* Data block:
START
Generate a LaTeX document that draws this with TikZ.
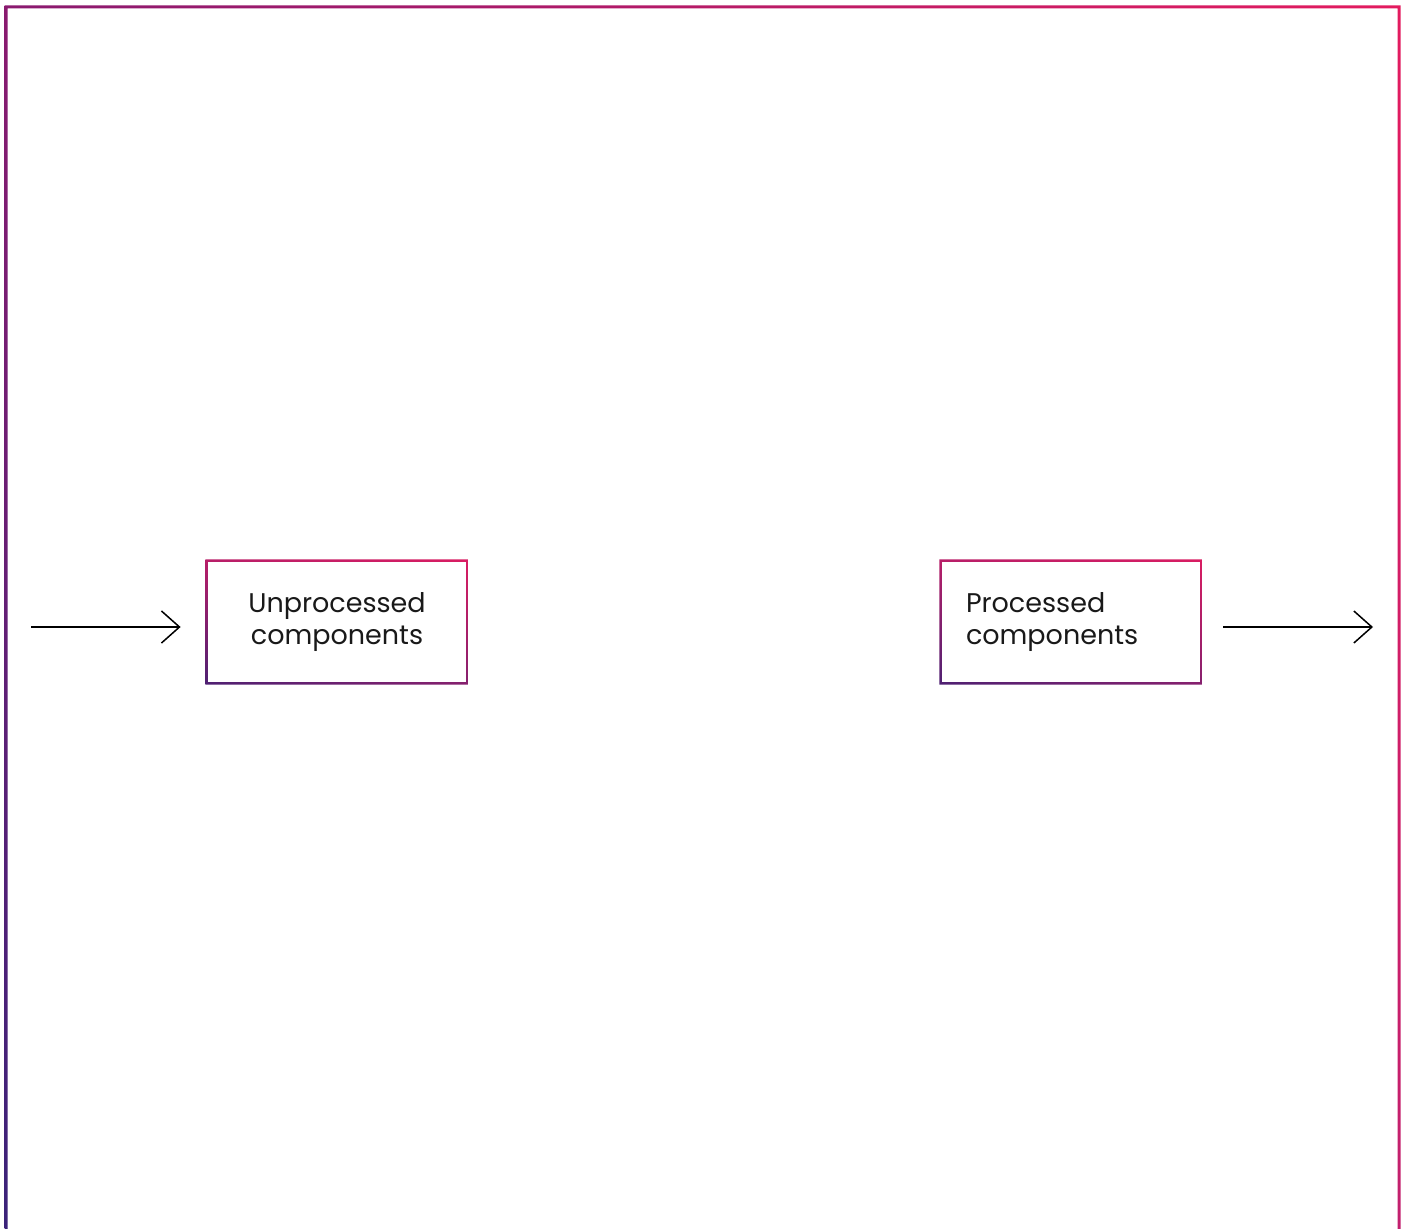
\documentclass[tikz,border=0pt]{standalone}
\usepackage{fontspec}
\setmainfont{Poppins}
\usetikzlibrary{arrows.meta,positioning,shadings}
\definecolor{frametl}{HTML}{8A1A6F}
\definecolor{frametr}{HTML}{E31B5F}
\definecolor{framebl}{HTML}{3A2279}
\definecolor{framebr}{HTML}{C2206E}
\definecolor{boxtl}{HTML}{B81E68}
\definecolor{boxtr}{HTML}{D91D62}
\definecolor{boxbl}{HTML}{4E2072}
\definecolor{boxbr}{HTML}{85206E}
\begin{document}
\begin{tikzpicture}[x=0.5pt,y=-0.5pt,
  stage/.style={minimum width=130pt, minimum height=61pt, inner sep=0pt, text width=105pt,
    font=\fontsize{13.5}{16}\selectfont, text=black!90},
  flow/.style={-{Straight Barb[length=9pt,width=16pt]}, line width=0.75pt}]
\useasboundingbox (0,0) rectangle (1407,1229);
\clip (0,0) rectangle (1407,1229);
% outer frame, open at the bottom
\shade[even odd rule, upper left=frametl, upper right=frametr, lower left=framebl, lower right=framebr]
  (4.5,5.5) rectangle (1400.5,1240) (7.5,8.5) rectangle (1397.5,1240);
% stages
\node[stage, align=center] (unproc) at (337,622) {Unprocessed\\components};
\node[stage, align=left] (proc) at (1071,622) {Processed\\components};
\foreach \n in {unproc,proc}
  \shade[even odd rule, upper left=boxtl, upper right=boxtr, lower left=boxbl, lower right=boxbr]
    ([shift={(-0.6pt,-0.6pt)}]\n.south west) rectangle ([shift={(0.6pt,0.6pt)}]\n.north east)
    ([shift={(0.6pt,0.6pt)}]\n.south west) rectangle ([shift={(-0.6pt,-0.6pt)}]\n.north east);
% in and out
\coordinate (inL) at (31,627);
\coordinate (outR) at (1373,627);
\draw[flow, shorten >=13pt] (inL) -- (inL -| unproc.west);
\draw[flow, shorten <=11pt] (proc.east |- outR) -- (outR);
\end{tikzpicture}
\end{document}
END
Retype the whole listing, keeping every line identical and omitting all pictures.

Generate a LaTeX document that draws this with TikZ.
\documentclass[tikz,border=0pt]{standalone}
\usepackage{fontspec}
\setmainfont{Poppins}
\usetikzlibrary{arrows.meta,positioning,shadings}
\definecolor{frametl}{HTML}{8A1A6F}
\definecolor{frametr}{HTML}{E31B5F}
\definecolor{framebl}{HTML}{3A2279}
\definecolor{framebr}{HTML}{C2206E}
\definecolor{boxtl}{HTML}{B81E68}
\definecolor{boxtr}{HTML}{D91D62}
\definecolor{boxbl}{HTML}{4E2072}
\definecolor{boxbr}{HTML}{85206E}
\begin{document}
\begin{tikzpicture}[x=0.5pt,y=-0.5pt,
  stage/.style={minimum width=130pt, minimum height=61pt, inner sep=0pt, text width=105pt,
    font=\fontsize{13.5}{16}\selectfont, text=black!90},
  flow/.style={-{Straight Barb[length=9pt,width=16pt]}, line width=0.75pt}]
\useasboundingbox (0,0) rectangle (1407,1229);
\clip (0,0) rectangle (1407,1229);
% outer frame, open at the bottom
\shade[even odd rule, upper left=frametl, upper right=frametr, lower left=framebl, lower right=framebr]
  (4.5,5.5) rectangle (1400.5,1240) (7.5,8.5) rectangle (1397.5,1240);
% stages
\node[stage, align=center] (unproc) at (337,622) {Unprocessed\\components};
\node[stage, align=left] (proc) at (1071,622) {Processed\\components};
\foreach \n in {unproc,proc}
  \shade[even odd rule, upper left=boxtl, upper right=boxtr, lower left=boxbl, lower right=boxbr]
    ([shift={(-0.6pt,-0.6pt)}]\n.south west) rectangle ([shift={(0.6pt,0.6pt)}]\n.north east)
    ([shift={(0.6pt,0.6pt)}]\n.south west) rectangle ([shift={(-0.6pt,-0.6pt)}]\n.north east);
% in and out
\coordinate (inL) at (31,627);
\coordinate (outR) at (1373,627);
\draw[flow, shorten >=13pt] (inL) -- (inL -| unproc.west);
\draw[flow, shorten <=11pt] (proc.east |- outR) -- (outR);
\end{tikzpicture}
\end{document}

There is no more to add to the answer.